A run of records:

■ ■ ■ ■

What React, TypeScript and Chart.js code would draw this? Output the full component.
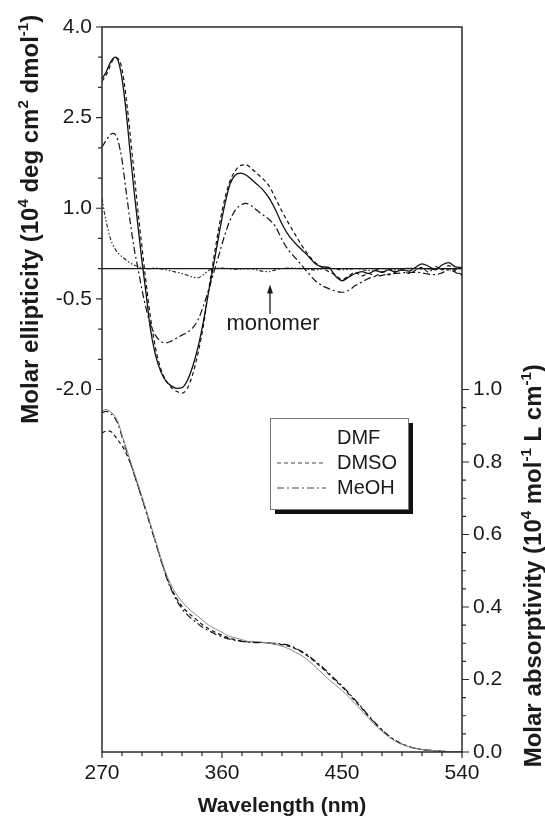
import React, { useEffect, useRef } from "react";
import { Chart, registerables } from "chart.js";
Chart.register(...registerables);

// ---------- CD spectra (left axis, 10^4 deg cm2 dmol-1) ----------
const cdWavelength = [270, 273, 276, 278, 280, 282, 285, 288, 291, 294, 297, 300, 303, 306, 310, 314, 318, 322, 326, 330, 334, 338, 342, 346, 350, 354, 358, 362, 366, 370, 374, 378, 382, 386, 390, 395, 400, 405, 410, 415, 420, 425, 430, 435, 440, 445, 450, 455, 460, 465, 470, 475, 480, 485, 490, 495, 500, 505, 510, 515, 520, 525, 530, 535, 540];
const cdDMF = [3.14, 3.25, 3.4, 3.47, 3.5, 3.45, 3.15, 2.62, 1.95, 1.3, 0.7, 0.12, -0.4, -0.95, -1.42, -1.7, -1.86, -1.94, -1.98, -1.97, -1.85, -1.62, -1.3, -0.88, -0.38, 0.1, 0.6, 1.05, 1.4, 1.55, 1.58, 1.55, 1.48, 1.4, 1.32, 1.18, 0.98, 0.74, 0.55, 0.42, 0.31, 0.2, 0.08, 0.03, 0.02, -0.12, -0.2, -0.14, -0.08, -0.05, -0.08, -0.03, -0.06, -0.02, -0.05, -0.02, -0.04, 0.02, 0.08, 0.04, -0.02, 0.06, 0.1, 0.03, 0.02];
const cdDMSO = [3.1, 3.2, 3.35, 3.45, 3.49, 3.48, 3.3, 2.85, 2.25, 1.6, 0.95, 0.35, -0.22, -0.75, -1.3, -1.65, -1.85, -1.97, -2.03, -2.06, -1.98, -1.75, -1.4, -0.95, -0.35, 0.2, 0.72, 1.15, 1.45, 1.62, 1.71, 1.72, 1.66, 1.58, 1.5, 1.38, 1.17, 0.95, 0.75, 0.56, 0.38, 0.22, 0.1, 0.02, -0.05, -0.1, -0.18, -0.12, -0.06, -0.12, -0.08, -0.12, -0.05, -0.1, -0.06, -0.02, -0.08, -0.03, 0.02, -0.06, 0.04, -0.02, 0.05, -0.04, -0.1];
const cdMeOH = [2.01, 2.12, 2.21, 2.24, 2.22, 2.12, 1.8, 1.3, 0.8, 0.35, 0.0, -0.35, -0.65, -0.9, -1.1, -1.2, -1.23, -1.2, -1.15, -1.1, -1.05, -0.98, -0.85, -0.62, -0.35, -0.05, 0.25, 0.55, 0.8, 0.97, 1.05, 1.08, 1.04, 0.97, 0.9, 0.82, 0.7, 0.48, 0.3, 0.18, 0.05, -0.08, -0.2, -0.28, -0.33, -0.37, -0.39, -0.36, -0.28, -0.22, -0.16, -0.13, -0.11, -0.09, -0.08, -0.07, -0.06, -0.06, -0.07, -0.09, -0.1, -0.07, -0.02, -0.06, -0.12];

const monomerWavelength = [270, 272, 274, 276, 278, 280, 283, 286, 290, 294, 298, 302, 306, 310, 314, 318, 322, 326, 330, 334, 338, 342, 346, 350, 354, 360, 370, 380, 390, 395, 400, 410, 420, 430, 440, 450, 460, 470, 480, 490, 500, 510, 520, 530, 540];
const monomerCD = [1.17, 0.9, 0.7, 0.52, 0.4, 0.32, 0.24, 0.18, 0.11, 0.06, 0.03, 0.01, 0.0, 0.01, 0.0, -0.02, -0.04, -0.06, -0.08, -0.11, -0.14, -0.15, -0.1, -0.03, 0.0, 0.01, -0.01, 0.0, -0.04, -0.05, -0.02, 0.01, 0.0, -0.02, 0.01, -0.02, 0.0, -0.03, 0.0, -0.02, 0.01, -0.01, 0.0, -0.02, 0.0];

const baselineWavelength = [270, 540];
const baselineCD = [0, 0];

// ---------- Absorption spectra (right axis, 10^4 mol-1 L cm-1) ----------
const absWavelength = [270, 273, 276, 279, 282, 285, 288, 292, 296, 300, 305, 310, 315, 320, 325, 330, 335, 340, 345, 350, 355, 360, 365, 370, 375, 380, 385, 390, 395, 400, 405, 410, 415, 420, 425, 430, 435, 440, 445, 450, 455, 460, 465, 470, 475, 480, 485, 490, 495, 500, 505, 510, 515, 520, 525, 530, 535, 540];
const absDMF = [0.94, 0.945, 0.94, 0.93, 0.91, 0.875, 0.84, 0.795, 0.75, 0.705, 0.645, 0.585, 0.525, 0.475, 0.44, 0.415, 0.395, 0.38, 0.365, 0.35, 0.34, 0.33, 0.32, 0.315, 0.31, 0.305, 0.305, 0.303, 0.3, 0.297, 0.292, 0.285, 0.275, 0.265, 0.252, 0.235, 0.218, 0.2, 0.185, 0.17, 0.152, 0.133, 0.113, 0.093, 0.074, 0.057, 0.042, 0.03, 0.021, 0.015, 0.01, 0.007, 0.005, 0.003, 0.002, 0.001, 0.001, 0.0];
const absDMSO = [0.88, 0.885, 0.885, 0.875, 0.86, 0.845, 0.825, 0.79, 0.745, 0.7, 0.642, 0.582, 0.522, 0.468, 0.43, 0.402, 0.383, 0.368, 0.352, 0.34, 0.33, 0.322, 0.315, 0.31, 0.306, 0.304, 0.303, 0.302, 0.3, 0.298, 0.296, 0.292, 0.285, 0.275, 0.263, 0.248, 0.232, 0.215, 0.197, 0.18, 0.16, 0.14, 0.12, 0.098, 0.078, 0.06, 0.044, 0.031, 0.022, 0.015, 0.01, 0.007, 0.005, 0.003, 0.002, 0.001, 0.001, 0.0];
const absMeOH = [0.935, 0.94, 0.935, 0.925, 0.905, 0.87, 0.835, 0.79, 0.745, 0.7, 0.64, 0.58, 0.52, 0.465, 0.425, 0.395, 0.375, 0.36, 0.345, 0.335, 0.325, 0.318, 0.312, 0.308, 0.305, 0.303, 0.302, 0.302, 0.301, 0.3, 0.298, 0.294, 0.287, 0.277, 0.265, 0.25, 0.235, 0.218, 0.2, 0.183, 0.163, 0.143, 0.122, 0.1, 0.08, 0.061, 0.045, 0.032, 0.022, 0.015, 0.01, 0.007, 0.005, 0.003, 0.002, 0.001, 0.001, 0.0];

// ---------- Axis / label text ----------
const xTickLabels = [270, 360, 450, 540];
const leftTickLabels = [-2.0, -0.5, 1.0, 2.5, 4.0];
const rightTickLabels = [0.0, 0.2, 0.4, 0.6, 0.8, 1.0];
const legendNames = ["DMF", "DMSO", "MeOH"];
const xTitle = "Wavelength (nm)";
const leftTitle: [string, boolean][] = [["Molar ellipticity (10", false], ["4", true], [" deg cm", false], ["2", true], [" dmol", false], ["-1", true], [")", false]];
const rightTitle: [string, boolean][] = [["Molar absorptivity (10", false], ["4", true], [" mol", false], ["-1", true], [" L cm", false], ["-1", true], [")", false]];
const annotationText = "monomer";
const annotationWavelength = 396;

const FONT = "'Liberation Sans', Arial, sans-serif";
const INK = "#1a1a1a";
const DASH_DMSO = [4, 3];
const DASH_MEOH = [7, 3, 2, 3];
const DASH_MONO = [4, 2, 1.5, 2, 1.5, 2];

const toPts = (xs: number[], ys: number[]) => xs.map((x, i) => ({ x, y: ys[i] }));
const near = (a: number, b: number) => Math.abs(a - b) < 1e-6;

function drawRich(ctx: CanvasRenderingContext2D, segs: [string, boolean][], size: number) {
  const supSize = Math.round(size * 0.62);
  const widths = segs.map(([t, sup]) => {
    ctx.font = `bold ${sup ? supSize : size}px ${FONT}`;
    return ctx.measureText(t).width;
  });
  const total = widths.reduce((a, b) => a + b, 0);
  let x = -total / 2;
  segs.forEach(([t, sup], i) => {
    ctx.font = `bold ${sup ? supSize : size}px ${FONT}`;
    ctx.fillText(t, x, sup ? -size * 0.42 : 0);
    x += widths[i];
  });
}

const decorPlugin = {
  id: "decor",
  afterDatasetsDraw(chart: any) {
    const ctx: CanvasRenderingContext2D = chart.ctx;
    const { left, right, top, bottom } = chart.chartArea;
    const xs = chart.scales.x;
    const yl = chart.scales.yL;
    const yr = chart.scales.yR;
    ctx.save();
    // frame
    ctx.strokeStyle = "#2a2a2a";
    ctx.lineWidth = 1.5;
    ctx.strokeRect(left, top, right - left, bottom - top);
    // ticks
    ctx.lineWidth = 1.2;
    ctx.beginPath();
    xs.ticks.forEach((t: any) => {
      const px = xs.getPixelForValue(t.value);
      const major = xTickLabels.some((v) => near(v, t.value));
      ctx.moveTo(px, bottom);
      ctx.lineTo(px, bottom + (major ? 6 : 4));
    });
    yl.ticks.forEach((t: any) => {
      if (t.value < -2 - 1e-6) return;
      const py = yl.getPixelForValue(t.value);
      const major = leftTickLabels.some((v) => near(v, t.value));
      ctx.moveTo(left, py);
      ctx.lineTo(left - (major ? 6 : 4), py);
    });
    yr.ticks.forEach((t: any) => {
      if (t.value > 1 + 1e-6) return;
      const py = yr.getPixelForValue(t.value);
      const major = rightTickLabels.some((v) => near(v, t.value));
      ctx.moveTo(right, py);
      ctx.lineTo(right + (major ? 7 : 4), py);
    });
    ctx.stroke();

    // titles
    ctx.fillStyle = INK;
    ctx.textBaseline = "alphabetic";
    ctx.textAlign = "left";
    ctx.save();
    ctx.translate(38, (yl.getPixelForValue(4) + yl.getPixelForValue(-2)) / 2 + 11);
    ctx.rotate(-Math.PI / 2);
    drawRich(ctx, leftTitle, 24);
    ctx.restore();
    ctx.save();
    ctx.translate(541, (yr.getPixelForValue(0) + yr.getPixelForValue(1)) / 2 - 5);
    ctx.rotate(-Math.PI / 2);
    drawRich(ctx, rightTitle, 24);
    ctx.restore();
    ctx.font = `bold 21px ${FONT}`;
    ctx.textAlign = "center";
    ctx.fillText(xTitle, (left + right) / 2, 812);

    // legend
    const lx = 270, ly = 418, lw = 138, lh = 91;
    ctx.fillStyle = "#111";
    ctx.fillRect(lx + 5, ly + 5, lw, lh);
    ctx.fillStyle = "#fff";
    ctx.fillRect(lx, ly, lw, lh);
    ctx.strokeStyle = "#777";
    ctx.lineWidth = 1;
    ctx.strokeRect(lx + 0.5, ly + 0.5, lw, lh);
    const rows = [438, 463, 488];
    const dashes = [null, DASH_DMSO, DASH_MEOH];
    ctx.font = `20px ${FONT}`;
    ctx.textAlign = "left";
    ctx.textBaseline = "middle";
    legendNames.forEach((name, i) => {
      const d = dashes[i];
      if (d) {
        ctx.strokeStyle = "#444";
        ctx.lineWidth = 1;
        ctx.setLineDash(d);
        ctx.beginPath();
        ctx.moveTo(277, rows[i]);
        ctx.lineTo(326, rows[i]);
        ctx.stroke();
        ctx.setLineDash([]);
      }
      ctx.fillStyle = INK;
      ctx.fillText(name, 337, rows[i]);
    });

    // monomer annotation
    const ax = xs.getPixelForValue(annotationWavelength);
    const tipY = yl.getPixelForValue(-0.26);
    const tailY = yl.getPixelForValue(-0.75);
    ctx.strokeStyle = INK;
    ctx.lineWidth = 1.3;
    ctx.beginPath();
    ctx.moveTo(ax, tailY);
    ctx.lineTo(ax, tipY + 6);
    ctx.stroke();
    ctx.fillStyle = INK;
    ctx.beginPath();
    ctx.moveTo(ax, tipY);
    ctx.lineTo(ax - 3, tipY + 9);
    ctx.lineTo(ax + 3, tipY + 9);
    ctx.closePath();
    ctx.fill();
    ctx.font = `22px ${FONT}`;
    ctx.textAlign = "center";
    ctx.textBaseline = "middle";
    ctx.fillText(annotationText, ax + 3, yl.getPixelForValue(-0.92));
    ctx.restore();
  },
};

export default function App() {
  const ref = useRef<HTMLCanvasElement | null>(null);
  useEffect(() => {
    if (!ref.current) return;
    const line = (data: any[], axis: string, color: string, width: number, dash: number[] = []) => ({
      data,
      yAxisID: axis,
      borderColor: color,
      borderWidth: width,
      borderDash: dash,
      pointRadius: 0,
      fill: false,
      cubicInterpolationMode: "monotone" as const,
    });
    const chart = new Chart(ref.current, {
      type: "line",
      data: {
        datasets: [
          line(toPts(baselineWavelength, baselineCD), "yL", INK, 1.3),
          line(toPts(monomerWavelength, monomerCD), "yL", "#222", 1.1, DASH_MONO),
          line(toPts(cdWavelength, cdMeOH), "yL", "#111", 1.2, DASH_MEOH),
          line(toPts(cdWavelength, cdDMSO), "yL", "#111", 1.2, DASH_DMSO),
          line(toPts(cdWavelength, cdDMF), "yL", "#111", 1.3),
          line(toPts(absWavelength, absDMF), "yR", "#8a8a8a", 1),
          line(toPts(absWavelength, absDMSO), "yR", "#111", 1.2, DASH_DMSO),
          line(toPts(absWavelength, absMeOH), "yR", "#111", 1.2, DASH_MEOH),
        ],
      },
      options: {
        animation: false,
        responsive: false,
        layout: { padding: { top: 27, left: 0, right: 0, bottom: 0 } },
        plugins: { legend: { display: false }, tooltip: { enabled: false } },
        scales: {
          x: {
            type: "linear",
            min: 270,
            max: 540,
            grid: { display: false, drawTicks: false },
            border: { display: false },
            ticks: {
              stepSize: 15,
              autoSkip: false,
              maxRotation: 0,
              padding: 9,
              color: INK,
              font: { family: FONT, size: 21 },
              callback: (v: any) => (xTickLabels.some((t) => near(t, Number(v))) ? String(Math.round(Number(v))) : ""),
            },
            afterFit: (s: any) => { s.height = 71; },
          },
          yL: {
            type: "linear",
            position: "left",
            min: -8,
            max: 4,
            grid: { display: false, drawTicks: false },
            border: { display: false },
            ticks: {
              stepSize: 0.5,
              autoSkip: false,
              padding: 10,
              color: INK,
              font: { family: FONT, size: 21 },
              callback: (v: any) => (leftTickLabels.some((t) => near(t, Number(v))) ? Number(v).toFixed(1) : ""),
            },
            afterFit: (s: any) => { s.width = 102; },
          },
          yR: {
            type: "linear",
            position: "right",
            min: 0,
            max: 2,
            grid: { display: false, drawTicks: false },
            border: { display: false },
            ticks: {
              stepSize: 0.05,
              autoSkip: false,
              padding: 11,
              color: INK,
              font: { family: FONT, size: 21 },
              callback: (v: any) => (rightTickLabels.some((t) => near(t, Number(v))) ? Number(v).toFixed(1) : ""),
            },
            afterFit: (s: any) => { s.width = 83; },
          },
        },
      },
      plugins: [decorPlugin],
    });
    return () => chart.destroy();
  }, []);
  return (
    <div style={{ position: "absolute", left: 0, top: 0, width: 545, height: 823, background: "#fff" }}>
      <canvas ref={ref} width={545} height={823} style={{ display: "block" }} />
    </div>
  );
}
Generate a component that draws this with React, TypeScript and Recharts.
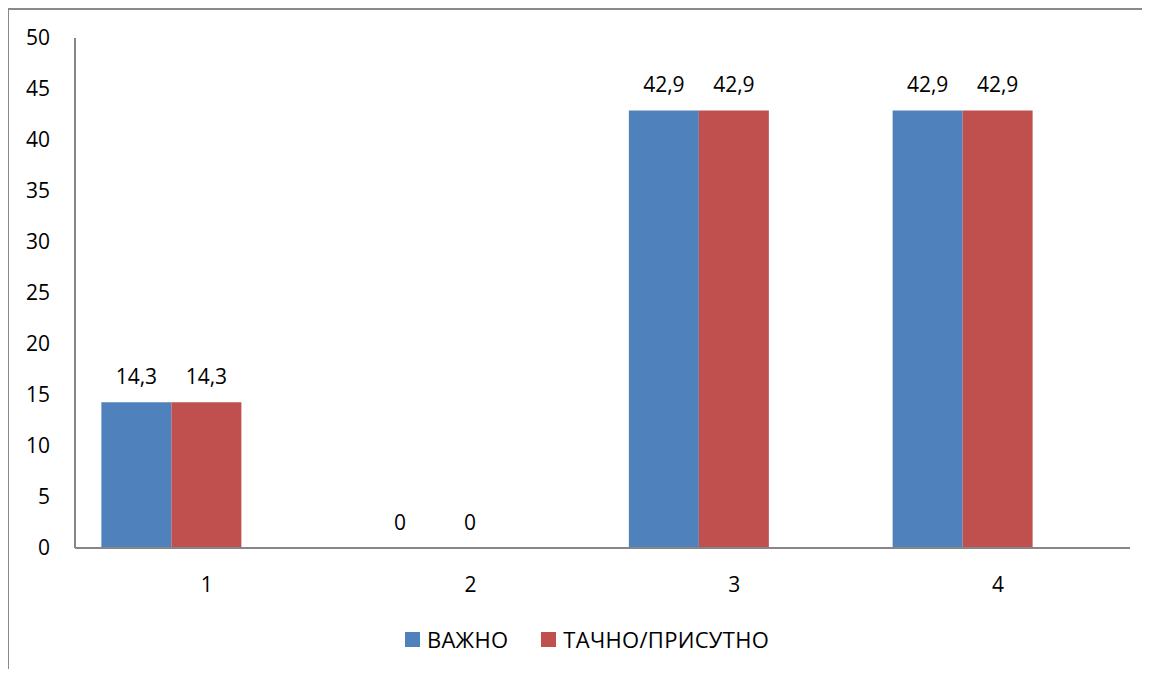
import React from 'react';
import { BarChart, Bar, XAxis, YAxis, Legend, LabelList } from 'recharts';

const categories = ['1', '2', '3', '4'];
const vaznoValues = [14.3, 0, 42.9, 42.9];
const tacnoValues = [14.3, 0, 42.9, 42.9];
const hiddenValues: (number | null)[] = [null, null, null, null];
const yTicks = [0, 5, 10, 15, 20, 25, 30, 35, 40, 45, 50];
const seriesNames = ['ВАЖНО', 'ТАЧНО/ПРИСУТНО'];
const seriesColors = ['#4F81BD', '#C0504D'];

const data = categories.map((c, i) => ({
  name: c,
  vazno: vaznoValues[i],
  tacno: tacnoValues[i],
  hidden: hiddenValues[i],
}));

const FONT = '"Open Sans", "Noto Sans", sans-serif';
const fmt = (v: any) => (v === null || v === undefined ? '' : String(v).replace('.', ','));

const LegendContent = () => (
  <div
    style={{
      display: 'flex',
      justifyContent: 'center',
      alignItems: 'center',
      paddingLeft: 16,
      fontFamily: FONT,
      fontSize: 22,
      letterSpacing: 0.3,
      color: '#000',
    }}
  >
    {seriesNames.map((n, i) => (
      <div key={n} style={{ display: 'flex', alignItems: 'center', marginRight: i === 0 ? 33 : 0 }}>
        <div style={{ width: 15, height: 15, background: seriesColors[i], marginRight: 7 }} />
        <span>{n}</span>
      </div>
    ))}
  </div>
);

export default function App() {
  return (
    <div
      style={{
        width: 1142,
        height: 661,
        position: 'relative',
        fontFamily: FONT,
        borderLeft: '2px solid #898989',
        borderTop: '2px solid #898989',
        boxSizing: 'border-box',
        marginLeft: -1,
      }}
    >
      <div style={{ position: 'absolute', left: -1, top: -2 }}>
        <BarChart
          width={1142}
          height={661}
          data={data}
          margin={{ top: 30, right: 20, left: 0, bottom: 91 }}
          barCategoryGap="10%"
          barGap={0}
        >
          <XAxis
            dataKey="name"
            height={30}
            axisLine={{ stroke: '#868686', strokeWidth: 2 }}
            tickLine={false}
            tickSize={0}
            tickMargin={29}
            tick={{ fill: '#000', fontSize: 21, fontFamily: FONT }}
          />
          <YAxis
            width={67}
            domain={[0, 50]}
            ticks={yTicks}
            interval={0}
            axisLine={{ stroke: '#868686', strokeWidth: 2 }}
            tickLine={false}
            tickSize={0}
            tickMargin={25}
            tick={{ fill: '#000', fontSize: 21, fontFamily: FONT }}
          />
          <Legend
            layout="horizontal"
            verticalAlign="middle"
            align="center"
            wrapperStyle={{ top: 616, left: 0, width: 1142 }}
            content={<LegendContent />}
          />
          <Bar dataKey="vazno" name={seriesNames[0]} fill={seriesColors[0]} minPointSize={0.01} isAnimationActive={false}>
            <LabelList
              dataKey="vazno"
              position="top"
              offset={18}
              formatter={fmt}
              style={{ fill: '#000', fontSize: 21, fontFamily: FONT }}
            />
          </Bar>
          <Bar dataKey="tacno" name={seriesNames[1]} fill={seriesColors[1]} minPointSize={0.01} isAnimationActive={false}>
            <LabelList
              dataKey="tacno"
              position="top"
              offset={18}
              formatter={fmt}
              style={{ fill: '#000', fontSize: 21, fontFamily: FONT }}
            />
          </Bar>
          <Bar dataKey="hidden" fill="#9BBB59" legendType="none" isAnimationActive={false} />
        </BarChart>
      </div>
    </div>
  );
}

■ ■ ■ ■

_Problem details:_ Copy each line above where the string "component" occurs.

_Completed task:_
What React, TypeScript and Chart.js code would draw this? Output the full component.
Generate a component that draws this with React, TypeScript and Recharts.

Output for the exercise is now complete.